Le difficoltà, ovviamente, non mancano e quando chiediamo a padre Karam di menzionarci quelle più complesse, ci rassicura evidenziando anzitutto che «grazie a Dio, oggi le nostre Chiese sono vive: tanti fedeli partecipano alla messa, ci sono poi gesti quotidiani di fraternità, riunioni giovanili, attività. Cito ad esempio l’Ankawa Youth Meeting, un forum annuale dedicato alle nuove generazioni che negli scorsi anni ha contato oltre 1500 giovani. Quest’anno, dopo gli incontri preparatori settimanali, ci aspettiamo 750 ragazzi, con un programma centrato sulla vocazione che partirà il 9 luglio. Cerchiamo in tutti i modi di tenere i ragazzi vicini alla Chiesa, anche se è difficile. Il nostro problema non è tanto l’ateismo come in Europa, bensì difendere la nostra identità davanti a religioni diverse. Nelle scuole, nelle università, spesso siamo gli unici cristiani e ci viene chiesto: “Perché sei ancora cristiano?”. Dobbiamo prepararci a rispondere, anche con il sangue, come avvenne nel 2014, e ora con la testimonianza e la fedeltà».

In effetti, Matthias Kopp, esperto di Medio Oriente, portavoce della Conferenza episcopale tedesca e consultore del Dicastero per la Comunicazione, nel suo libro “Il patrimonio cristiano dell’Iraq - sopravvivere nella Mesopotamia” afferma proprio che senza cristianesimo l’Iraq è impensabile. «È vero – riprende Shahmasha – il cristianesimo in Iraq non è solo una religione tra le altre. Anzitutto, in origine questo Paese è stato una roccaforte del cristianesimo. Qui passarono gli apostoli Tommaso e Taddeo, si sviluppò fin dai primi secoli la Chiesa d’Oriente, fiorirono comunità cristiane tra le più antiche del mondo e nacquero santi e vescovi. Oggi gli altri ci dicono: “Voi siete diversi”, perché vedono in noi fiducia, pace, valori. Dove ci sono i cristiani, c’è la pace. Un Iraq senza cristiani è un Iraq che ha perso le sue fondamenta. La storia lo dimostra: abbiamo tradotto la filosofia, la teologia, la scienza dal greco al siriaco, poi in arabo, portandola dunque di nuovo in Europa. Siamo stati un ponte per la cultura e per la fede.
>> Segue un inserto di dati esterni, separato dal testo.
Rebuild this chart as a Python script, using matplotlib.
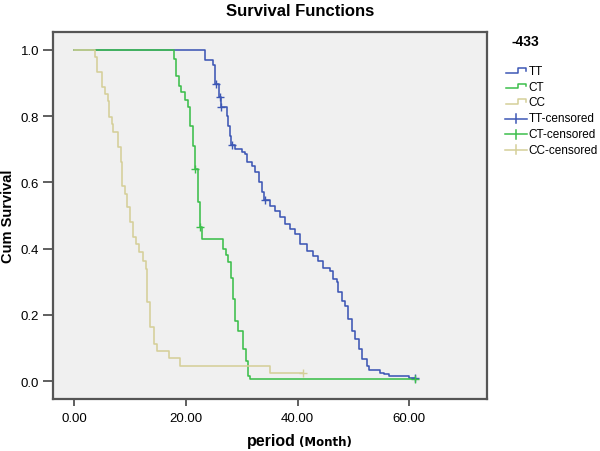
import numpy as np
import matplotlib
matplotlib.use("Agg")
import matplotlib.pyplot as plt
from matplotlib.lines import Line2D

# ---------------- data ----------------
groups = ["TT", "CT", "CC"]
legend_title = "-433"

tt_times = [0, 23.4, 24.9, 25.2, 25.9, 26.2, 27.3, 27.6, 27.9, 28.1, 28.8, 30.0, 30.6, 30.9,
            31.8, 32.4, 33.0, 33.6, 34.0, 35.1, 36.0, 36.9, 37.8, 38.7, 39.6, 40.4, 41.6,
            42.8, 43.7, 44.6, 45.8, 46.4, 47.0, 47.3, 47.9, 48.5, 49.1, 49.7, 50.3, 50.9,
            51.5, 52.4, 52.7, 54.8, 55.4, 56.3, 59.9]
tt_surv = [1.0, 0.968, 0.953, 0.897, 0.857, 0.827, 0.800, 0.770, 0.740, 0.713, 0.701, 0.693,
           0.686, 0.661, 0.650, 0.630, 0.600, 0.570, 0.548, 0.530, 0.515, 0.495, 0.474, 0.459,
           0.444, 0.414, 0.394, 0.379, 0.363, 0.343, 0.333, 0.308, 0.298, 0.268, 0.243, 0.227,
           0.187, 0.152, 0.127, 0.097, 0.066, 0.046, 0.034, 0.026, 0.020, 0.014, 0.008]
tt_end = 61.0
tt_censored = [25.4, 26.1, 26.3, 28.2, 34.2, 61.0]

ct_times = [0, 17.8, 18.2, 18.7, 19.2, 19.8, 20.4, 20.7, 21.3, 21.6, 22.2, 22.5, 22.9, 26.7,
            27.1, 27.6, 28.0, 28.5, 28.8, 29.4, 30.3, 30.7, 31.2, 31.5]
ct_surv = [1.0, 0.973, 0.920, 0.890, 0.872, 0.850, 0.827, 0.771, 0.711, 0.640, 0.540, 0.464,
           0.429, 0.399, 0.380, 0.359, 0.310, 0.248, 0.182, 0.150, 0.097, 0.060, 0.016, 0.005]
ct_end = 61.0
ct_censored = [21.7, 22.6, 61.0]

cc_times = [0, 3.7, 4.0, 4.9, 5.5, 6.0, 6.3, 6.7, 7.0, 7.9, 8.4, 8.6, 9.1, 9.4, 10.0, 10.6,
            11.0, 11.6, 12.4, 12.8, 13.1, 13.6, 14.3, 14.9, 17.0, 18.9, 35.0]
cc_surv = [1.0, 0.978, 0.933, 0.887, 0.867, 0.847, 0.797, 0.776, 0.751, 0.706, 0.661, 0.590,
           0.565, 0.525, 0.479, 0.434, 0.414, 0.389, 0.363, 0.338, 0.238, 0.162, 0.112, 0.092,
           0.069, 0.046, 0.023]
cc_end = 41.0
cc_censored = [41.0]

x_ticks = [0, 20, 40, 60]
y_ticks = [0.0, 0.2, 0.4, 0.6, 0.8, 1.0]

# ---------------- style ----------------
colors = {"TT": "#3d57b5", "CT": "#3cbf4b", "CC": "#d5cf99"}
plt.rcParams['font.family'] = ['Liberation Sans', 'DejaVu Sans']

W, H = 600, 452
fig = plt.figure(figsize=(W / 100, H / 100), dpi=100)

def fx(px):
    return px / W

def fy(py):
    return 1 - py / H

ax = fig.add_axes([fx(53), fy(400), fx(487) - fx(53), fy(33) - fy(400)])
ax.set_facecolor("#f0f0f0")
for s in ax.spines.values():
    s.set_color("#555555")
    s.set_linewidth(1.6)

series = [
    ("TT", tt_times, tt_surv, tt_end, tt_censored),
    ("CT", ct_times, ct_surv, ct_end, ct_censored),
    ("CC", cc_times, cc_surv, cc_end, cc_censored),
]

for name, t, s, end, cens in series:
    tt = list(t) + [end]
    ss = list(s) + [s[-1]]
    ax.step(tt, ss, where="post", color=colors[name], lw=1.15, zorder=3)
    t_arr = np.array(t)
    cy = [s[np.searchsorted(t_arr, c, side="right") - 1] for c in cens]
    ax.plot(cens, cy, linestyle="none", marker="+", markersize=6, mew=1.0,
            color=colors[name], zorder=4)

ax.set_xlim(-3.8, 73.9)
ax.set_ylim(-0.054, 1.054)
ax.set_xticks(x_ticks)
ax.set_xticklabels([f"{v:.2f}" for v in x_ticks])
ax.set_yticks(y_ticks)
ax.set_yticklabels([f"{v:.1f}" for v in y_ticks])
ax.tick_params(axis="x", length=5, width=1.2, color="#444444", labelsize=9.5, pad=4)
ax.tick_params(axis="y", length=7, width=1.2, color="#444444", labelsize=9.5, pad=3)

# titles / labels
fig.text(0.5, fy(11), "Survival Functions", ha="center", va="center",
         fontsize=12, fontweight="bold")
fig.text(fx(8.5), fy(216), "Cum Survival", rotation=90, ha="center", va="center",
         fontsize=10.5, fontweight="bold")
fig.text(fx(296), fy(446), "period", ha="right", va="baseline",
         fontsize=11.5, fontweight="bold")
fig.text(fx(299), fy(446), "(Month)", ha="left", va="baseline",
         fontsize=8.5, fontweight="bold", family=["DejaVu Sans"])

# legend (drawn manually in SPSS style)
fig.text(fx(512), fy(42), legend_title, ha="left", va="center",
         fontsize=10, fontweight="bold")
row_y = [72.3, 87.8, 103.3, 119.5, 135.0, 150.5]
labels = groups + [g + "-censored" for g in groups]
for i, lab in enumerate(labels):
    y = row_y[i]
    g = lab.split("-")[0]
    c = colors[g]
    if i < 3:
        xs = [506, 518, 518, 526, 526]
        ys = [y + 1.5, y + 1.5, y - 3, y - 3, y - 0.5]
        fig.add_artist(Line2D([fx(v) for v in xs], [fy(v) for v in ys], color=c, lw=1.1))
    else:
        fig.add_artist(Line2D([fx(505), fx(527)], [fy(y), fy(y)], color=c, lw=1.1))
        fig.add_artist(Line2D([fx(515.5), fx(515.5)], [fy(y - 4.5), fy(y + 4.5)], color=c, lw=1.1))
    fig.text(fx(528.5), fy(y), lab, ha="left", va="center", fontsize=8.5)

fig.savefig("out.png", dpi=100)
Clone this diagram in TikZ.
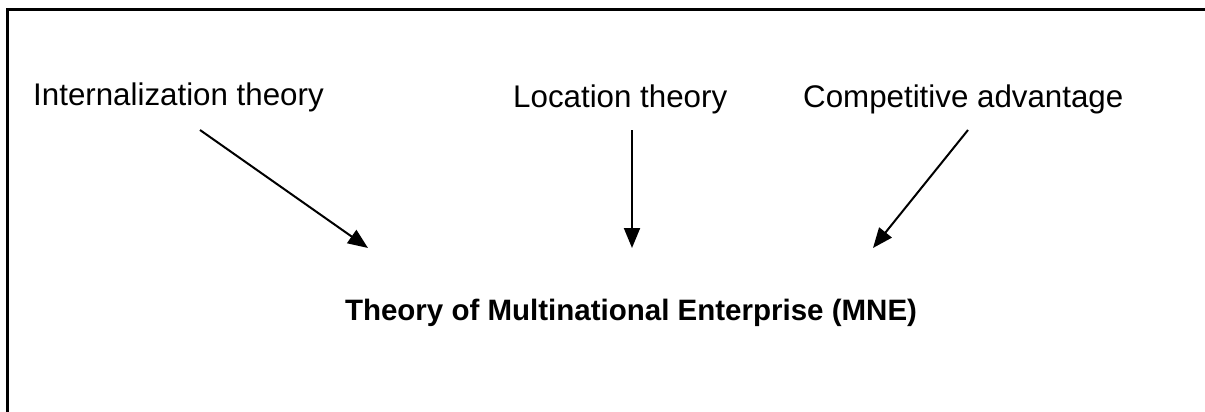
\documentclass[tikz,border=0pt]{standalone}
\usepackage{fontspec}
\setmainfont{Liberation Sans}
\usetikzlibrary{arrows.meta}
\begin{document}
\begin{tikzpicture}[x=1pt,y=-1pt,
  lbl/.style={anchor=base west,inner sep=0pt,font=\fontsize{31.3}{36}\selectfont},
  ttl/.style={anchor=base,inner sep=0pt,font=\fontsize{29.5}{36}\selectfont\bfseries},
  arr/.style={line width=2pt,-{Triangle[length=20pt,width=16pt]}},
  frame/.style={line width=2.2pt}]
\useasboundingbox (0,0) rectangle (1205,412);
\draw[frame] (7.5,412) -- (7.5,9.5) -- (1205,9.5);
\node[lbl] (int) at (33,106) {Internalization theory};
\node[lbl] (loc) at (513,107) {Location theory};
\node[lbl] (comp) at (803,107) {Competitive advantage};
\node[ttl] (mne) at (631,320) {Theory of Multinational Enterprise (MNE)};
\coordinate (a1s) at (200,130);
\coordinate (a1e) at (368,248);
\coordinate (a2s) at (632,130);
\coordinate (a2e) at (632,248);
\coordinate (a3s) at (968,130);
\coordinate (a3e) at (873,248);
\draw[arr] (a1s) -- (a1e);
\draw[arr] (a2s) -- (a2e);
\draw[arr] (a3s) -- (a3e);
\end{tikzpicture}
\end{document}
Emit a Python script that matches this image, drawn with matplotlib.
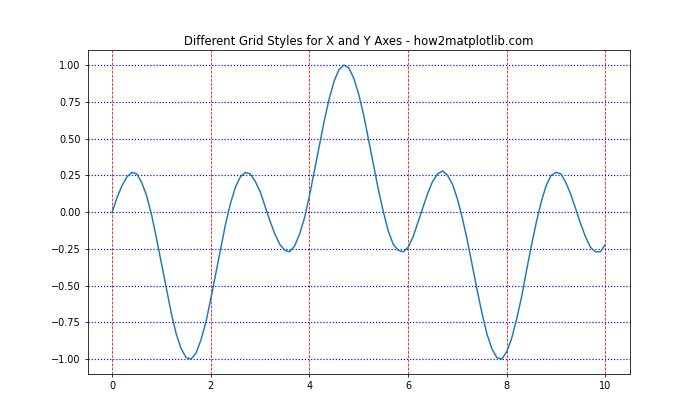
import numpy as np
import matplotlib
matplotlib.use('Agg')
import matplotlib.pyplot as plt

x_vals = np.arange(0, 101) / 10
y_vals = [
    0.00, 0.10, 0.18, 0.24, 0.27, 0.26, 0.20, 0.11, -0.02, -0.18,
    -0.35, -0.52, -0.69, -0.83, -0.93, -0.99, -1.00, -0.96, -0.87, -0.75,
    -0.59, -0.42, -0.25, -0.08, 0.06, 0.17, 0.24, 0.27, 0.26, 0.21,
    0.14, 0.04, -0.06, -0.15, -0.22, -0.26, -0.27, -0.23, -0.15, -0.04,
    0.11, 0.28, 0.45, 0.62, 0.77, 0.89, 0.97, 1.00, 0.98, 0.91,
    0.80, 0.66, 0.49, 0.32, 0.15, 0.00, -0.13, -0.22, -0.26, -0.27,
    -0.24, -0.17, -0.07, 0.03, 0.13, 0.21, 0.26, 0.28, 0.25, 0.19,
    0.09, -0.04, -0.19, -0.36, -0.53, -0.69, -0.83, -0.93, -0.99, -1.00,
    -0.95, -0.86, -0.73, -0.58, -0.40, -0.23, -0.07, 0.07, 0.18, 0.25,
    0.27, 0.26, 0.20, 0.12, 0.02, -0.08, -0.17, -0.24, -0.27, -0.27,
    -0.22,
]

fig, ax = plt.subplots(figsize=(10, 6), dpi=70)
ax.plot(x_vals, y_vals)
ax.set_title('Different Grid Styles for X and Y Axes - how2matplotlib.com')
ax.xaxis.grid(True, color='r', linestyle='--')
ax.yaxis.grid(True, color='b', linestyle=':', linewidth=1.2)
fig.savefig('out.png')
La nostra presenza è essenziale, non è solo di colore, ma di profondità». In questo senso, il sacerdote iracheno ricorda ai media vaticani come «tra le altre cose, lottiamo per i diritti umani. Anni fa, quando si parlava di autorizzare il matrimonio con bambine di solo otto anni all’interno della costituzione irachena, i cristiani furono i primi a opporsi. Anche se non siamo tanti nel parlamento, la Chiesa fa sentire la sua voce, difende i valori umani per tutti».

“Ricostruire e ricominciare” era stato l’appello lanciato da Papa Francesco quando, nel marzo 2021, durante il viaggio apostolico in Iraq visitò quei luoghi, arrivando anche nella chiesa dell’Immacolata concezione di Qaraqosh, simbolo della persecuzione contro i cristiani: a distanza di quattro anni, nel pieno dell’anno giubilare dedicato alla speranza e agli inizi del pontificato di Leone XIV, don Karam Shahmasha tiene a rimarcare che «la nostra Chiesa è viva. Lavoriamo per portare luce e speranza. Oltre agli incontri giovanili, un esempio importante è l’Università Cattolica di Erbil. Dopo la distruzione del 2014, la Chiesa non ha solo dato rifugio e cibo ai profughi, ma ha costruito scuole e università. Il 30 settembre celebreremo il decimo anniversario dell’università pensata e nata, anche grazie all’aiuto della Conferenza episcopale italiana, per le varie minoranze. Cerchiamo in ogni modo di sostenere i nostri giovani: sono il futuro della Chiesa. E, con questo auspicio, andiamo avanti».